Distillate demand reached a record for the month of September, while gasoline demand lagged from a year earlier, according to the latest monthly data from the American Petroleum Institute.
At 19.9 million b/d, total petroleum deliveries rose 2.5% last month from September 2010. Total gasoline demand, at 9.144 million b/d, was up 0.3% from a year earlier, but year-to-date gasoline deliveries are down 1.3% from the corresponding 2010 period, API reported.
“The edging up of gasoline demand is consistent with the slightly improving consumer confidence numbers we’ve seen,” said API chief economist John Felmy. The stronger growth in distillate demand reflects somewhat better news in US manufacturing and industrial activity.

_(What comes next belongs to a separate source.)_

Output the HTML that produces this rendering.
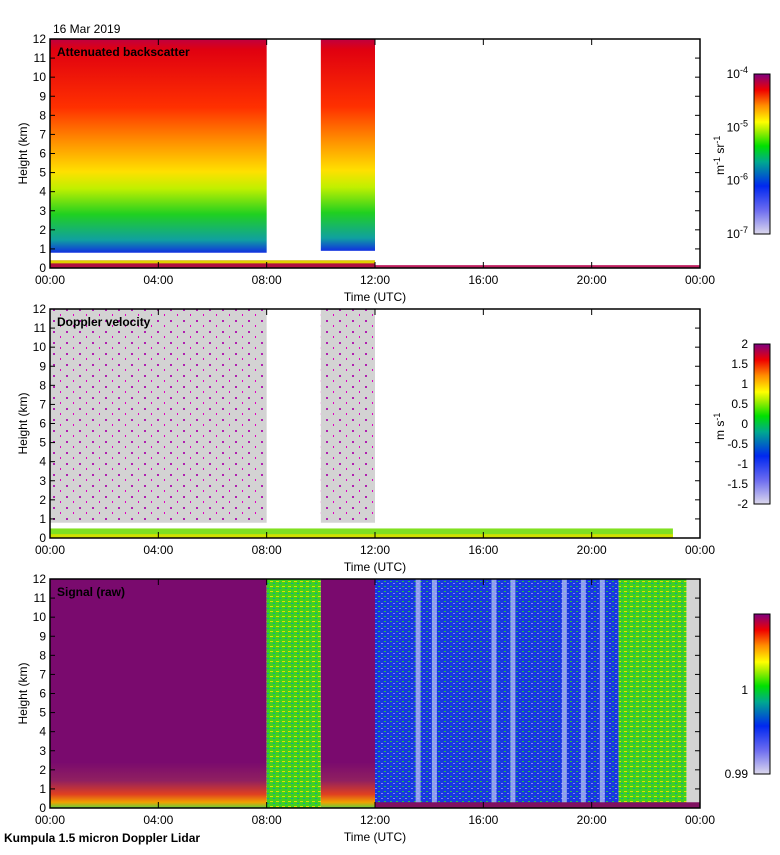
<!DOCTYPE html>
<html><head><meta charset="utf-8">
<style>
body{margin:0;background:#fff;font-family:"Liberation Sans",sans-serif;}
svg text{font-family:"Liberation Sans",sans-serif;font-size:12px;fill:#000;}
</style></head>
<body>
<svg id="chart" width="780" height="850" viewBox="0 0 780 850" xmlns="http://www.w3.org/2000/svg">
<defs>
<linearGradient id="cmap" x1="0" y1="1" x2="0" y2="0">
<stop offset="0" stop-color="#dcd8ec"/><stop offset="0.15" stop-color="#6b6bf0"/><stop offset="0.3" stop-color="#0028f0"/>
<stop offset="0.45" stop-color="#00a890"/><stop offset="0.55" stop-color="#00e000"/><stop offset="0.65" stop-color="#b0f000"/>
<stop offset="0.7" stop-color="#ffff00"/><stop offset="0.8" stop-color="#ff9000"/><stop offset="0.9" stop-color="#f00000"/>
<stop offset="1" stop-color="#800080"/></linearGradient>
<linearGradient id="bsc" x1="0" y1="1" x2="0" y2="0">
<stop offset="0" stop-color="#1030e0"/><stop offset="0.06" stop-color="#10a0a0"/><stop offset="0.18" stop-color="#20d020"/>
<stop offset="0.3" stop-color="#c0f000"/><stop offset="0.38" stop-color="#ffe000"/><stop offset="0.52" stop-color="#ff9000"/>
<stop offset="0.68" stop-color="#ff3000"/><stop offset="0.95" stop-color="#e00010"/><stop offset="1" stop-color="#c00040"/></linearGradient>
<linearGradient id="sig" x1="0" y1="1" x2="0" y2="0">
<stop offset="0" stop-color="#60d040"/><stop offset="0.025" stop-color="#f0a000"/><stop offset="0.06" stop-color="#e04020"/>
<stop offset="0.12" stop-color="#902060"/><stop offset="0.2" stop-color="#7a0a6e"/><stop offset="1" stop-color="#7a0a6e"/></linearGradient>
<pattern id="speck" width="13" height="11" patternUnits="userSpaceOnUse">
<rect width="13" height="11" fill="#d3d3d3"/><rect x="1" y="1" width="2" height="2" fill="#b020b0"/><rect x="8" y="6" width="1" height="2" fill="#e000c0"/></pattern>
<pattern id="blu" width="6" height="5" patternUnits="userSpaceOnUse">
<rect width="6" height="5" fill="#1838e0"/><rect x="0" y="1" width="2" height="1" fill="#20c050"/><rect x="3" y="3" width="2" height="1" fill="#8080f0"/></pattern>
<pattern id="grn" width="6" height="5" patternUnits="userSpaceOnUse">
<rect width="6" height="5" fill="#40d020"/><rect x="0" y="1" width="3" height="1" fill="#e0e000"/><rect x="3" y="3" width="2" height="1" fill="#10a0a0"/></pattern>
</defs>
<g id="g"></g>
</svg>
<script>
const panelTop=[39,309,579];
const panelTitles=["Attenuated backscatter","Doppler velocity","Signal (raw)"];
const dataSegments=[[0,8],[10,12]];
const cloudBase=[0.8,0.9];
const signalSegTimes=[[0,8],[8,10],[10,12],[12,21],[21,23.5],[23.5,24]];
const signalSegFill=["url(#sig)","url(#grn)","url(#sig)","url(#blu)","url(#grn)","#d3d3d3"];
const whiteStreaks=[13.5,14.1,16.3,17.0,18.9,19.6,20.3];
const xTicks=["00:00","04:00","08:00","12:00","16:00","20:00","00:00"];
const yTicks=[0,1,2,3,4,5,6,7,8,9,10,11,12];
const cbLabels=[["10","-4"],["10","-5"],["10","-6"],["10","-7"]];
const cbLabels2=["2","1.5","1","0.5","0","-0.5","-1","-1.5","-2"];
const NS="http://www.w3.org/2000/svg";
const g=document.getElementById('g');
const X0=50,X1=700,PH=229;
const xs=t=>X0+t/24*(X1-X0);
const ys=(p,h)=>panelTop[p]+PH-h/12*PH;
function el(tag,at,parent){const e=document.createElementNS(NS,tag);for(const k in at)e.setAttribute(k,at[k]);(parent||g).appendChild(e);return e;}
function txt(x,y,s,at){const e=el('text',Object.assign({x:x,y:y},at||{}));e.textContent=s;return e;}
for(let p=0;p<3;p++){
  const pg=el('g',{});
  
  
  if(p===0){
    dataSegments.forEach((s,i)=>{
      const r=el('rect',{x:xs(s[0]),y:ys(0,12),width:xs(s[1])-xs(s[0]),height:ys(0,cloudBase[i])-ys(0,12),fill:'url(#bsc)'},pg);
      
    });
    const b=el('rect',{x:xs(0),y:ys(0,0.4),width:xs(12)-xs(0),height:ys(0,0)-ys(0,0.4),fill:'#b01040'},pg);
    el('rect',{x:xs(0),y:ys(0,0.4),width:xs(12)-xs(0),height:3,fill:'#e0d000'},pg);
    el('rect',{x:xs(12),y:ys(0,0.15),width:xs(24)-xs(12),height:ys(0,0)-ys(0,0.15),fill:'#c02060'},pg);
    
  } else if(p===1){
    dataSegments.forEach((s,i)=>{
      const r=el('rect',{x:xs(s[0]),y:ys(1,12),width:xs(s[1])-xs(s[0]),height:ys(1,0.8)-ys(1,12),fill:'url(#speck)'},pg);
      
    });
    const b=el('rect',{x:xs(0),y:ys(1,0.5),width:xs(23)-xs(0),height:ys(1,0)-ys(1,0.5),fill:'#80e020'},pg);
    el('rect',{x:xs(0),y:ys(1,0.2),width:xs(23)-xs(0),height:ys(1,0)-ys(1,0.2),fill:'#d0e000'},pg);
    
  } else {
    signalSegTimes.forEach((s,i)=>{
      const r=el('rect',{x:xs(s[0]),y:ys(2,12),width:xs(s[1])-xs(s[0]),height:PH,fill:signalSegFill[i]},pg);
      
    });
    whiteStreaks.forEach(t=>{
      const r=el('rect',{x:xs(t),y:ys(2,12),width:5,height:PH,fill:'#c0c8f8',opacity:0.7},pg);
      
    });
    el('rect',{x:xs(12),y:ys(2,0.3),width:xs(24)-xs(12),height:ys(2,0)-ys(2,0.3),fill:'#801060'},pg);
  }
  const fr=el('rect',{x:X0,y:panelTop[p],width:X1-X0,height:PH,fill:'none',stroke:'#000','stroke-width':1.5},pg);
  
  yTicks.forEach(v=>{
    const y=ys(p,v);
    el('line',{x1:X0,x2:X0+5,y1:y,y2:y,stroke:'#000'},pg);el('line',{x1:X1-5,x2:X1,y1:y,y2:y,stroke:'#000'},pg);
    const t=txt(X0-4,y+4,String(v),{'text-anchor':'end'});
  });
  xTicks.forEach((s,i)=>{
    const x=xs(i*4);
    el('line',{x1:x,x2:x,y1:panelTop[p],y2:panelTop[p]+6,stroke:'#000'},pg);el('line',{x1:x,x2:x,y1:panelTop[p]+PH-6,y2:panelTop[p]+PH,stroke:'#000'},pg);
    const t=txt(x,panelTop[p]+PH+16,s,{'text-anchor':'middle'});
  });
  const xt=txt(375,panelTop[p]+PH+33,'Time (UTC)',{'text-anchor':'middle'});
  
  const yt=txt(0,0,'Height (km)',{'text-anchor':'middle',transform:`translate(27,${panelTop[p]+PH/2}) rotate(-90)`});
  
  const tt=txt(57,panelTop[p]+17,panelTitles[p],{'font-weight':'bold','font-size':'13px'});
  
  const cb=el('rect',{x:754,y:panelTop[p]+35,width:16,height:160,fill:'url(#cmap)',stroke:'#000'});
  
}
cbLabels.forEach((l,i)=>{
  const y=74+i*53.3+4;
  const t=txt(748,y,l[0],{'text-anchor':'end'});const s=el('tspan',{dy:-5,'font-size':'9px'},t);s.textContent=l[1];
  
});
const u1=txt(0,0,'m',{transform:'translate(724,175) rotate(-90)'});
u1.innerHTML='m<tspan dy="-4" font-size="9">-1</tspan><tspan dy="4"> sr</tspan><tspan dy="-4" font-size="9">-1</tspan>';

cbLabels2.forEach((l,i)=>{
  const t=txt(748,344+i*20+4,l,{'text-anchor':'end'});
  
});
const u2=txt(0,0,'',{transform:'translate(724,440) rotate(-90)'});
u2.innerHTML='m s<tspan dy="-4" font-size="9">-1</tspan>';

[['1',694],['0.99',778]].forEach(l=>{const t=txt(748,l[1],l[0],{'text-anchor':'end'});});
const d=txt(53,33,'16 Mar 2019');
const f=txt(4,842,'Kumpula 1.5 micron Doppler Lidar',{'font-weight':'bold'});
</script>
</body></html>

API reported that total US petroleum imports declined 9.9% in September from a year earlier. Crude imports fell by 2.3%, although imports of crude from Canada were up by almost 10% from a year earlier. US product imports fell by 37% from a year earlier to average 1.634 million b/d during the recent month, according to API.
US crude oil production was weak year-on-year, averaging 5.35 million b/d in September and down 5.4% from September 2010. But on a year-to-date basis, production was up by 1.2% from 2010. Crude oil production in the lower-48 states in September was down, while Alaska production increased to 622,000 b/d.
With the exception of last year, crude oil stocks were at their highest level for any September since 1983, API said. Motor gasoline stocks fell in September vs. September 2010, although they increased from August levels. Commercial stocks of crude oil in September fell by 1.7% from August and by 5.3% from a year earlier, according to the report.